(Your objective) Word for word, quote all of the material, omitting the pictures.

***** Given material *****

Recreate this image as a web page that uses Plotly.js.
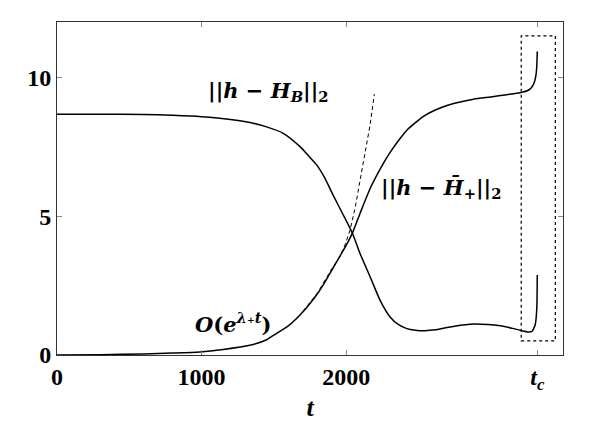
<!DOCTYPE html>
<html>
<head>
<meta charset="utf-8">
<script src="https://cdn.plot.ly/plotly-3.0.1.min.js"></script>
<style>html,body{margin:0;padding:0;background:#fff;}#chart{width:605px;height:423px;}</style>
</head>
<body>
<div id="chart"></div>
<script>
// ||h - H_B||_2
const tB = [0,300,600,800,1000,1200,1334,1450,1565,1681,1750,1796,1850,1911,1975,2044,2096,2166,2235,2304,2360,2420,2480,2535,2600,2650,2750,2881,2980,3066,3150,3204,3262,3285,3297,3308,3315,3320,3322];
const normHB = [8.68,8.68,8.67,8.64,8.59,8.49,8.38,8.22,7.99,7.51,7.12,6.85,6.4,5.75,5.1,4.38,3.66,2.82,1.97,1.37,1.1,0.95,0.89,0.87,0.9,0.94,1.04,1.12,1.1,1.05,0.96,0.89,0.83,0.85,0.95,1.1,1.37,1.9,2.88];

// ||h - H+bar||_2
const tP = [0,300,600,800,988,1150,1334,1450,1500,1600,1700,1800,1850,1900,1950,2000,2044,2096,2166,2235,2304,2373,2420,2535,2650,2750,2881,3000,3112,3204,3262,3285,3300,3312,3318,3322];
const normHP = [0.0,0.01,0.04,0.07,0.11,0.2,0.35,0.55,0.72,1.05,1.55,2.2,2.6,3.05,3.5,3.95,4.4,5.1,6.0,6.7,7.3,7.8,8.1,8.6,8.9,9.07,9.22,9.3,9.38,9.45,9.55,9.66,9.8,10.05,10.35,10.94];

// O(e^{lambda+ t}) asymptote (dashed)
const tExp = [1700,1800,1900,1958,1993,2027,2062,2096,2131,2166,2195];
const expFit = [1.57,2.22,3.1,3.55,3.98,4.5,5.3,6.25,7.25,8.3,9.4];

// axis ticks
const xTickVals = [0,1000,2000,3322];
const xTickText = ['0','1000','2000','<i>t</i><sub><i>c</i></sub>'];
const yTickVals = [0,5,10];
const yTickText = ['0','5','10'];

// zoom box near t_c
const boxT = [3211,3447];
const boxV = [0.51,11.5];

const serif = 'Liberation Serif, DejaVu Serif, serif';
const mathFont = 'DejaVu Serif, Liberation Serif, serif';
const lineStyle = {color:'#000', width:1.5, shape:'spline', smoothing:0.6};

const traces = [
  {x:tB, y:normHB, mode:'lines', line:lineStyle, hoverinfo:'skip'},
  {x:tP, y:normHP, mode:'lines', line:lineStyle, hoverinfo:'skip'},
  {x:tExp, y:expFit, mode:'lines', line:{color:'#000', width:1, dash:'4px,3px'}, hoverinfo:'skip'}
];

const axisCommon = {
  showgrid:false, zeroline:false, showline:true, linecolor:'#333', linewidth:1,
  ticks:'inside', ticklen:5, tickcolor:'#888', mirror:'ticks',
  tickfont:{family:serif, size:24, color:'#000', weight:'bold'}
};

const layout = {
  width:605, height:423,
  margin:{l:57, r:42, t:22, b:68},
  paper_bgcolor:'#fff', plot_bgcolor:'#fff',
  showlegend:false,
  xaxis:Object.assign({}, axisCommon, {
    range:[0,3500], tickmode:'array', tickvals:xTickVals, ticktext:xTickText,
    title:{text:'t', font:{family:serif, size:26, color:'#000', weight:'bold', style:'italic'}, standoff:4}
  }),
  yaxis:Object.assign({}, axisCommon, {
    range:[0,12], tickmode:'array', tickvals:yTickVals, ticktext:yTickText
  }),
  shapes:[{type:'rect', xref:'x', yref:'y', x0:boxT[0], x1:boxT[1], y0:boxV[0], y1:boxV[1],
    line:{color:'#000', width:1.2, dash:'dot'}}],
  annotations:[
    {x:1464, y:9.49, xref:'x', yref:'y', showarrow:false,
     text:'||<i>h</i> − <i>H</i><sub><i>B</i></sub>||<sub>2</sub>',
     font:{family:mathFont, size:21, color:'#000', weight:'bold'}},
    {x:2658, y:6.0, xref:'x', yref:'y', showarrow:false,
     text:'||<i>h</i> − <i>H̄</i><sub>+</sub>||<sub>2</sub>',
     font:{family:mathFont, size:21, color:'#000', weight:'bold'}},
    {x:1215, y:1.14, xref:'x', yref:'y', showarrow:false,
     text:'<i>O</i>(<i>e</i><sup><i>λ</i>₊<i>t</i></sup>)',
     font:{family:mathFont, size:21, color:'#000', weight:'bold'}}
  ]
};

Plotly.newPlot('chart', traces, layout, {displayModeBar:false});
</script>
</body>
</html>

*****

(Written answer)
Recreate this image as a web page that uses Plotly.js.
<!DOCTYPE html>
<html>
<head>
<meta charset="utf-8">
<script src="https://cdn.plot.ly/plotly-3.0.1.min.js"></script>
<style>html,body{margin:0;padding:0;background:#fff;}#chart{width:605px;height:423px;}</style>
</head>
<body>
<div id="chart"></div>
<script>
// ||h - H_B||_2
const tB = [0,300,600,800,1000,1200,1334,1450,1565,1681,1750,1796,1850,1911,1975,2044,2096,2166,2235,2304,2360,2420,2480,2535,2600,2650,2750,2881,2980,3066,3150,3204,3262,3285,3297,3308,3315,3320,3322];
const normHB = [8.68,8.68,8.67,8.64,8.59,8.49,8.38,8.22,7.99,7.51,7.12,6.85,6.4,5.75,5.1,4.38,3.66,2.82,1.97,1.37,1.1,0.95,0.89,0.87,0.9,0.94,1.04,1.12,1.1,1.05,0.96,0.89,0.83,0.85,0.95,1.1,1.37,1.9,2.88];

// ||h - H+bar||_2
const tP = [0,300,600,800,988,1150,1334,1450,1500,1600,1700,1800,1850,1900,1950,2000,2044,2096,2166,2235,2304,2373,2420,2535,2650,2750,2881,3000,3112,3204,3262,3285,3300,3312,3318,3322];
const normHP = [0.0,0.01,0.04,0.07,0.11,0.2,0.35,0.55,0.72,1.05,1.55,2.2,2.6,3.05,3.5,3.95,4.4,5.1,6.0,6.7,7.3,7.8,8.1,8.6,8.9,9.07,9.22,9.3,9.38,9.45,9.55,9.66,9.8,10.05,10.35,10.94];

// O(e^{lambda+ t}) asymptote (dashed)
const tExp = [1700,1800,1900,1958,1993,2027,2062,2096,2131,2166,2195];
const expFit = [1.57,2.22,3.1,3.55,3.98,4.5,5.3,6.25,7.25,8.3,9.4];

// axis ticks
const xTickVals = [0,1000,2000,3322];
const xTickText = ['0','1000','2000','<i>t</i><sub><i>c</i></sub>'];
const yTickVals = [0,5,10];
const yTickText = ['0','5','10'];

// zoom box near t_c
const boxT = [3211,3447];
const boxV = [0.51,11.5];

const serif = 'Liberation Serif, DejaVu Serif, serif';
const mathFont = 'DejaVu Serif, Liberation Serif, serif';
const lineStyle = {color:'#000', width:1.5, shape:'spline', smoothing:0.6};

const traces = [
  {x:tB, y:normHB, mode:'lines', line:lineStyle, hoverinfo:'skip'},
  {x:tP, y:normHP, mode:'lines', line:lineStyle, hoverinfo:'skip'},
  {x:tExp, y:expFit, mode:'lines', line:{color:'#000', width:1, dash:'4px,3px'}, hoverinfo:'skip'}
];

const axisCommon = {
  showgrid:false, zeroline:false, showline:true, linecolor:'#333', linewidth:1,
  ticks:'inside', ticklen:5, tickcolor:'#888', mirror:'ticks',
  tickfont:{family:serif, size:24, color:'#000', weight:'bold'}
};

const layout = {
  width:605, height:423,
  margin:{l:57, r:42, t:22, b:68},
  paper_bgcolor:'#fff', plot_bgcolor:'#fff',
  showlegend:false,
  xaxis:Object.assign({}, axisCommon, {
    range:[0,3500], tickmode:'array', tickvals:xTickVals, ticktext:xTickText,
    title:{text:'t', font:{family:serif, size:26, color:'#000', weight:'bold', style:'italic'}, standoff:4}
  }),
  yaxis:Object.assign({}, axisCommon, {
    range:[0,12], tickmode:'array', tickvals:yTickVals, ticktext:yTickText
  }),
  shapes:[{type:'rect', xref:'x', yref:'y', x0:boxT[0], x1:boxT[1], y0:boxV[0], y1:boxV[1],
    line:{color:'#000', width:1.2, dash:'dot'}}],
  annotations:[
    {x:1464, y:9.49, xref:'x', yref:'y', showarrow:false,
     text:'||<i>h</i> − <i>H</i><sub><i>B</i></sub>||<sub>2</sub>',
     font:{family:mathFont, size:21, color:'#000', weight:'bold'}},
    {x:2658, y:6.0, xref:'x', yref:'y', showarrow:false,
     text:'||<i>h</i> − <i>H̄</i><sub>+</sub>||<sub>2</sub>',
     font:{family:mathFont, size:21, color:'#000', weight:'bold'}},
    {x:1215, y:1.14, xref:'x', yref:'y', showarrow:false,
     text:'<i>O</i>(<i>e</i><sup><i>λ</i>₊<i>t</i></sup>)',
     font:{family:mathFont, size:21, color:'#000', weight:'bold'}}
  ]
};

Plotly.newPlot('chart', traces, layout, {displayModeBar:false});
</script>
</body>
</html>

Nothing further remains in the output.